Set task>
Skip any picture you find and retype all the remaining lines exactly.

Available data>

• • • •

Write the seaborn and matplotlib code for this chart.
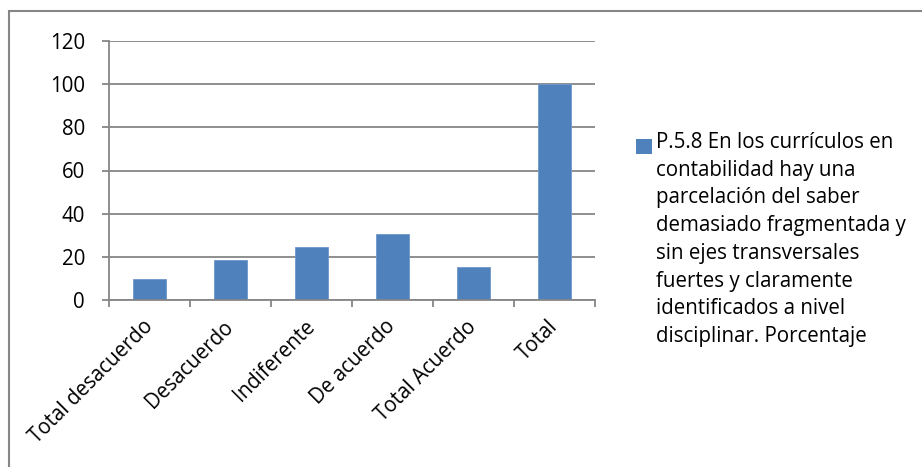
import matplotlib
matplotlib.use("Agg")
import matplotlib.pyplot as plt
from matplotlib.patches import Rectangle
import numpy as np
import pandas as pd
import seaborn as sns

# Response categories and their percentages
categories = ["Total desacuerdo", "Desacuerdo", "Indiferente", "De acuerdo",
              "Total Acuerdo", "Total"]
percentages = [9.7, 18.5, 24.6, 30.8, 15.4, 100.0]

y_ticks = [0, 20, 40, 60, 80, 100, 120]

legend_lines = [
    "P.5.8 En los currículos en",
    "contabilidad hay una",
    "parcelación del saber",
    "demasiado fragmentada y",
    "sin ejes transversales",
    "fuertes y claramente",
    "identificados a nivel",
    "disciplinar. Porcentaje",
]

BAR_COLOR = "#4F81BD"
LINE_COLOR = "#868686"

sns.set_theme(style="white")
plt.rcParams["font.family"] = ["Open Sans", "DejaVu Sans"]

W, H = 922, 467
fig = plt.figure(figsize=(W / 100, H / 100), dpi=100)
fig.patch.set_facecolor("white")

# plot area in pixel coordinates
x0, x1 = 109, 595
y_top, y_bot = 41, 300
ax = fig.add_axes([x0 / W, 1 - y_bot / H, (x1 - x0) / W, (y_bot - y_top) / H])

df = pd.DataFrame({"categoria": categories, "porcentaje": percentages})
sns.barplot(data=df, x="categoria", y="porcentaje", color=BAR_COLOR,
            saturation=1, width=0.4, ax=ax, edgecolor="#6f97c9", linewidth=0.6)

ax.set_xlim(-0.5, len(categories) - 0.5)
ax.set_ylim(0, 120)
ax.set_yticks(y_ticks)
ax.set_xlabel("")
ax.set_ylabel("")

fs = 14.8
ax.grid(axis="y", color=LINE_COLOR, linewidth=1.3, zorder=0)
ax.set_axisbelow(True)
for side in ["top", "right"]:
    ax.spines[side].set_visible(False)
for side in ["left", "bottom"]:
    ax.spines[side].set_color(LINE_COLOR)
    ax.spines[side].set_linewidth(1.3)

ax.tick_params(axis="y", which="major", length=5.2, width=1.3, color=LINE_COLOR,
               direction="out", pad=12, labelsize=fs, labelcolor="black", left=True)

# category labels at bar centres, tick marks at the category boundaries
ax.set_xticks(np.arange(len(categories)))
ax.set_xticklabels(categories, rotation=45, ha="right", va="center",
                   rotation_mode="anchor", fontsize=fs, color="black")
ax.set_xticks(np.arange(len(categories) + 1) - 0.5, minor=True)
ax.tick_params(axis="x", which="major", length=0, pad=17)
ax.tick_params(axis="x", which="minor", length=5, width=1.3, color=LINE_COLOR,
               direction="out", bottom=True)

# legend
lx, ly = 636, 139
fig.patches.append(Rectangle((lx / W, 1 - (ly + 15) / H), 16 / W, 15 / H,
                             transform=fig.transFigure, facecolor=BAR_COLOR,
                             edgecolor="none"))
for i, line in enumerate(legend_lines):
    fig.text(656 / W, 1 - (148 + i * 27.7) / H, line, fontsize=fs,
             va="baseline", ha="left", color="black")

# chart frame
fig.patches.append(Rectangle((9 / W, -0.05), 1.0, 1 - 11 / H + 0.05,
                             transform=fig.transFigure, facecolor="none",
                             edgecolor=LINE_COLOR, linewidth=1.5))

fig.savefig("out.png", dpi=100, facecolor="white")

• • • •

Task solution>
Write the seaborn and matplotlib code for this chart.
import matplotlib
matplotlib.use("Agg")
import matplotlib.pyplot as plt
from matplotlib.patches import Rectangle
import numpy as np
import pandas as pd
import seaborn as sns

# Response categories and their percentages
categories = ["Total desacuerdo", "Desacuerdo", "Indiferente", "De acuerdo",
              "Total Acuerdo", "Total"]
percentages = [9.7, 18.5, 24.6, 30.8, 15.4, 100.0]

y_ticks = [0, 20, 40, 60, 80, 100, 120]

legend_lines = [
    "P.5.8 En los currículos en",
    "contabilidad hay una",
    "parcelación del saber",
    "demasiado fragmentada y",
    "sin ejes transversales",
    "fuertes y claramente",
    "identificados a nivel",
    "disciplinar. Porcentaje",
]

BAR_COLOR = "#4F81BD"
LINE_COLOR = "#868686"

sns.set_theme(style="white")
plt.rcParams["font.family"] = ["Open Sans", "DejaVu Sans"]

W, H = 922, 467
fig = plt.figure(figsize=(W / 100, H / 100), dpi=100)
fig.patch.set_facecolor("white")

# plot area in pixel coordinates
x0, x1 = 109, 595
y_top, y_bot = 41, 300
ax = fig.add_axes([x0 / W, 1 - y_bot / H, (x1 - x0) / W, (y_bot - y_top) / H])

df = pd.DataFrame({"categoria": categories, "porcentaje": percentages})
sns.barplot(data=df, x="categoria", y="porcentaje", color=BAR_COLOR,
            saturation=1, width=0.4, ax=ax, edgecolor="#6f97c9", linewidth=0.6)

ax.set_xlim(-0.5, len(categories) - 0.5)
ax.set_ylim(0, 120)
ax.set_yticks(y_ticks)
ax.set_xlabel("")
ax.set_ylabel("")

fs = 14.8
ax.grid(axis="y", color=LINE_COLOR, linewidth=1.3, zorder=0)
ax.set_axisbelow(True)
for side in ["top", "right"]:
    ax.spines[side].set_visible(False)
for side in ["left", "bottom"]:
    ax.spines[side].set_color(LINE_COLOR)
    ax.spines[side].set_linewidth(1.3)

ax.tick_params(axis="y", which="major", length=5.2, width=1.3, color=LINE_COLOR,
               direction="out", pad=12, labelsize=fs, labelcolor="black", left=True)

# category labels at bar centres, tick marks at the category boundaries
ax.set_xticks(np.arange(len(categories)))
ax.set_xticklabels(categories, rotation=45, ha="right", va="center",
                   rotation_mode="anchor", fontsize=fs, color="black")
ax.set_xticks(np.arange(len(categories) + 1) - 0.5, minor=True)
ax.tick_params(axis="x", which="major", length=0, pad=17)
ax.tick_params(axis="x", which="minor", length=5, width=1.3, color=LINE_COLOR,
               direction="out", bottom=True)

# legend
lx, ly = 636, 139
fig.patches.append(Rectangle((lx / W, 1 - (ly + 15) / H), 16 / W, 15 / H,
                             transform=fig.transFigure, facecolor=BAR_COLOR,
                             edgecolor="none"))
for i, line in enumerate(legend_lines):
    fig.text(656 / W, 1 - (148 + i * 27.7) / H, line, fontsize=fs,
             va="baseline", ha="left", color="black")

# chart frame
fig.patches.append(Rectangle((9 / W, -0.05), 1.0, 1 - 11 / H + 0.05,
                             transform=fig.transFigure, facecolor="none",
                             edgecolor=LINE_COLOR, linewidth=1.5))

fig.savefig("out.png", dpi=100, facecolor="white")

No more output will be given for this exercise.